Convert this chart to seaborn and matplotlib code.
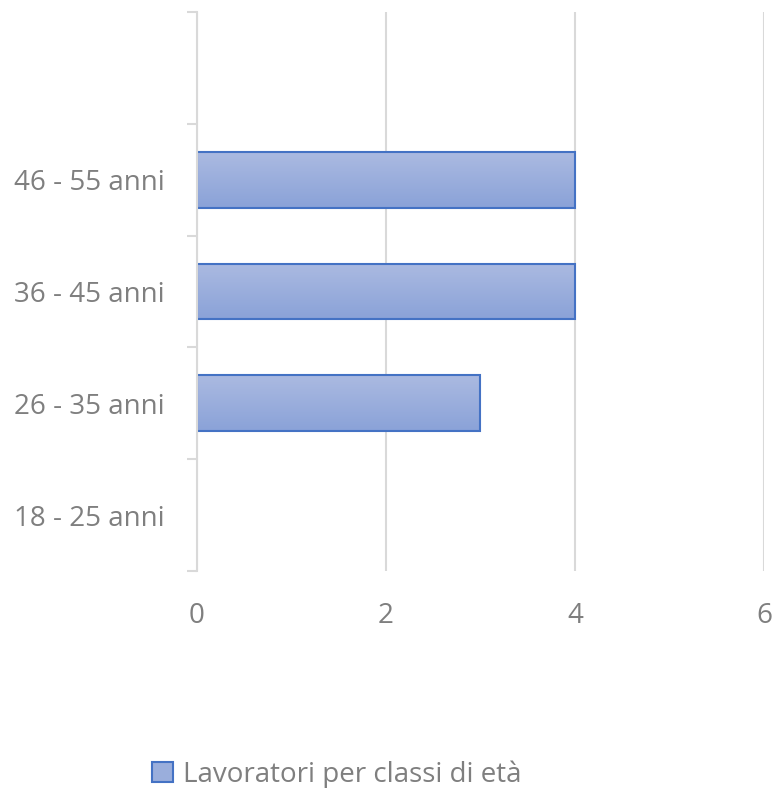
import numpy as np
import pandas as pd
import matplotlib
matplotlib.use("Agg")
import matplotlib.pyplot as plt
import seaborn as sns
from matplotlib.patches import Patch
from matplotlib.ticker import FixedLocator

# Data (top to bottom as shown; top slot is an empty, unlabelled class)
categories = [" ", "46 - 55 anni", "36 - 45 anni", "26 - 35 anni", "18 - 25 anni"]
workers = [0, 4, 4, 3, 0]
series_name = "Lavoratori per classi di età"

df = pd.DataFrame({"classe": categories, "lavoratori": workers})

sns.set_style("white")
plt.rcParams["font.family"] = ["Open Sans", "DejaVu Sans"]

grey_text = "#7f7f7f"
grid_col = "#d9d9d9"
edge_col = "#4472C4"

fig = plt.figure(figsize=(7.74, 7.88), dpi=100)
ax = fig.add_axes([0.2545, 0.2754, 0.7325, 0.7094])

sns.barplot(data=df, x="lavoratori", y="classe", order=categories,
            color="#9aaedc", edgecolor=edge_col, linewidth=1.5,
            width=0.5, ax=ax, zorder=3)

# vertical gradient fill for each bar (light top -> darker bottom)
grad = np.linspace(0, 1, 256).reshape(-1, 1)
cmap = matplotlib.colors.LinearSegmentedColormap.from_list("g", ["#abbae1", "#8aa2d8"])
for p in ax.patches:
    if p.get_width() <= 0:
        p.set_visible(False)
        continue
    x0, y0 = p.get_x(), p.get_y()
    w, h = p.get_width(), p.get_height()
    im = ax.imshow(grad, cmap=cmap, aspect="auto", zorder=3.5,
                   extent=[x0, x0 + w, y0 + h, y0], origin="upper")
    im.set_clip_path(p)
    p.set_facecolor("none")
    p.set_zorder(4)

ax.set_xlim(0, 6)
ax.set_ylim(4.5, -0.5)
ax.set_xticks([0, 2, 4, 6])
ax.set_xlabel("")
ax.set_ylabel("")

ax.xaxis.grid(True, color=grid_col, linewidth=1.5, zorder=0)
ax.yaxis.grid(False)
for s in ["top", "right", "bottom"]:
    ax.spines[s].set_visible(False)
ax.spines["left"].set_color(grid_col)
ax.spines["left"].set_linewidth(1.5)
ax.spines["left"].set_zorder(5)

ax.tick_params(axis="x", length=0, pad=22, labelsize=20, labelcolor=grey_text)
ax.tick_params(axis="y", which="major", left=True, length=0, pad=23,
               labelsize=20, labelcolor=grey_text)
ax.yaxis.set_minor_locator(FixedLocator(np.arange(-0.5, 5.0, 1.0)))
ax.tick_params(axis="y", which="minor", left=True, length=7, width=1.5, color=grid_col)

handles = [Patch(facecolor="#9aaedc", edgecolor=edge_col, linewidth=1.5, label=series_name)]
fig.legend(handles=handles, loc="center", bbox_to_anchor=(0.435, 0.017),
           frameon=False, fontsize=20, labelcolor=grey_text,
           handlelength=0.75, handleheight=0.75, handletextpad=0.35)

fig.savefig("out.png", dpi=100)
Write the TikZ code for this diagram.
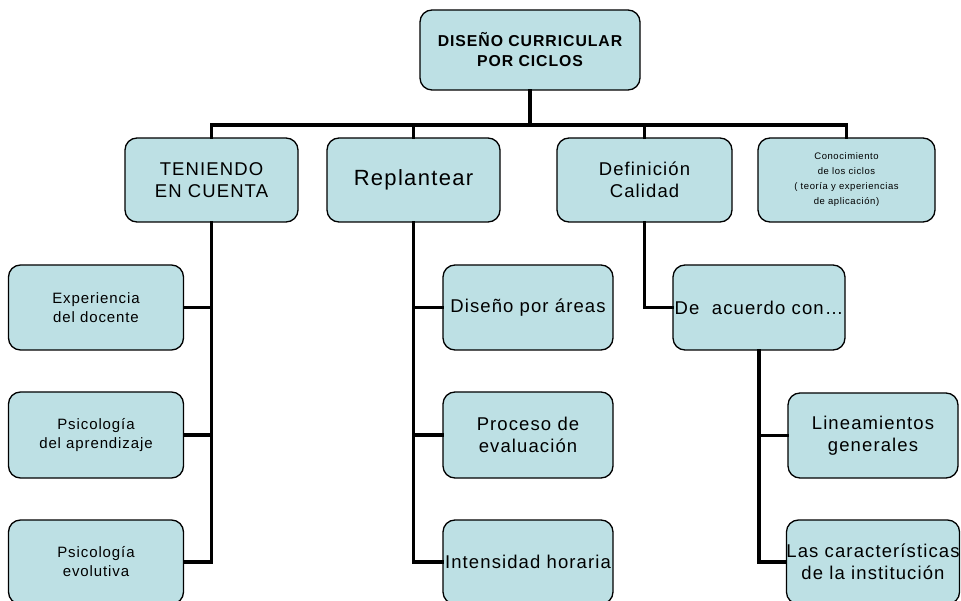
\documentclass[tikz,border=0pt]{standalone}
\usepackage{fontspec}
\setmainfont{Liberation Sans}[LetterSpace=6]
\definecolor{boxfill}{RGB}{189,224,228}
\tikzset{
  box/.style={draw=black, fill=boxfill, rounded corners=12pt, line width=1.3pt,
    inner sep=0pt, align=center, text=black},
  link/.style={line width=3.3pt, line cap=rect},
  fbig/.style={font=\fontsize{18.5}{22.5}\selectfont},
  fmid/.style={font=\fontsize{15}{19}\selectfont},
}
\begin{document}
\begin{tikzpicture}[x=1pt,y=-1pt]
\clip (0,0) rectangle (961,601);
\useasboundingbox (0,0) rectangle (961,601);
% nodes
\node[box, minimum width=220pt, minimum height=80pt, font=\bfseries\fontsize{15.8}{20}\selectfont] (top) at (530,50) {\raisebox{-2pt}{\parbox{200pt}{\centering DISEÑO CURRICULAR\\ POR CICLOS}}};
\node[box, fbig, minimum width=173pt, minimum height=84pt] (ten) at (211.5,180) {TENIENDO\\EN CUENTA};
\node[box, minimum width=173pt, minimum height=84pt, font=\fontsize{22}{26}\selectfont] (rep) at (413.5,180) {Replantear};
\node[box, fbig, minimum width=175pt, minimum height=84pt] (def) at (644.5,180) {Definición\\Calidad};
\node[box, minimum width=177pt, minimum height=84pt, font=\fontsize{9.5}{15}\selectfont] (con) at (846.5,180) {Conocimiento\\de los ciclos\\( teoría y experiencias\\de aplicación)};
\node[box, fmid, minimum width=175pt, minimum height=85pt] (exp) at (96,307.5) {Experiencia\\del docente};
\node[box, fmid, minimum width=175pt, minimum height=86pt] (pa) at (96,435) {Psicología\\del aprendizaje};
\node[box, fmid, minimum width=175pt, minimum height=84pt] (pe) at (96,562) {Psicología\\evolutiva};
\node[box, fbig, minimum width=170pt, minimum height=85pt] (dpa) at (528,307.5) {Diseño por áreas};
\node[box, fbig, minimum width=170pt, minimum height=86pt] (pde) at (528,435) {Proceso de\\evaluación};
\node[box, fbig, minimum width=170pt, minimum height=84pt] (ih) at (528,562) {Intensidad horaria};
\node[box, fbig, minimum width=172pt, minimum height=85pt] (dea) at (759,307.5) {De~ acuerdo con…};
\node[box, fbig, minimum width=170pt, minimum height=85pt] (lg) at (873,435.5) {Lineamientos\\generales};
\node[box, fbig, minimum width=170pt, minimum height=84pt] (lc) at (873,562) {Las características\\de la institución};
% connectors
\coordinate (j) at (530,125);
\draw[link] (top.south) -- (j);
\draw[link] (j) -| (ten.north);
\draw[link] (j) -| (rep.north);
\draw[link] (j) -| (def.north);
\draw[link] (j) -| (con.north);
\draw[link] (ten.south) |- (exp.east);
\draw[link] (ten.south) |- (pa.east);
\draw[link] (ten.south) |- (pe.east);
\draw[link] (rep.south) |- (dpa.west);
\draw[link] (rep.south) |- (pde.west);
\draw[link] (rep.south) |- (ih.west);
\draw[link] (def.south) |- (dea.west);
\draw[link] (dea.south) |- (lg.west);
\draw[link] (dea.south) |- (lc.west);
\end{tikzpicture}
\end{document}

· · · · · · ·

Write out exactly the opening lines of the data, stopping after the line that holds "ax = fig.add_axes([0.2545, 0.2754, 0.7325, 0.7094])". Exclude pictures.

▸ Written reply
Convert this chart to seaborn and matplotlib code.
import numpy as np
import pandas as pd
import matplotlib
matplotlib.use("Agg")
import matplotlib.pyplot as plt
import seaborn as sns
from matplotlib.patches import Patch
from matplotlib.ticker import FixedLocator

# Data (top to bottom as shown; top slot is an empty, unlabelled class)
categories = [" ", "46 - 55 anni", "36 - 45 anni", "26 - 35 anni", "18 - 25 anni"]
workers = [0, 4, 4, 3, 0]
series_name = "Lavoratori per classi di età"

df = pd.DataFrame({"classe": categories, "lavoratori": workers})

sns.set_style("white")
plt.rcParams["font.family"] = ["Open Sans", "DejaVu Sans"]

grey_text = "#7f7f7f"
grid_col = "#d9d9d9"
edge_col = "#4472C4"

fig = plt.figure(figsize=(7.74, 7.88), dpi=100)
ax = fig.add_axes([0.2545, 0.2754, 0.7325, 0.7094])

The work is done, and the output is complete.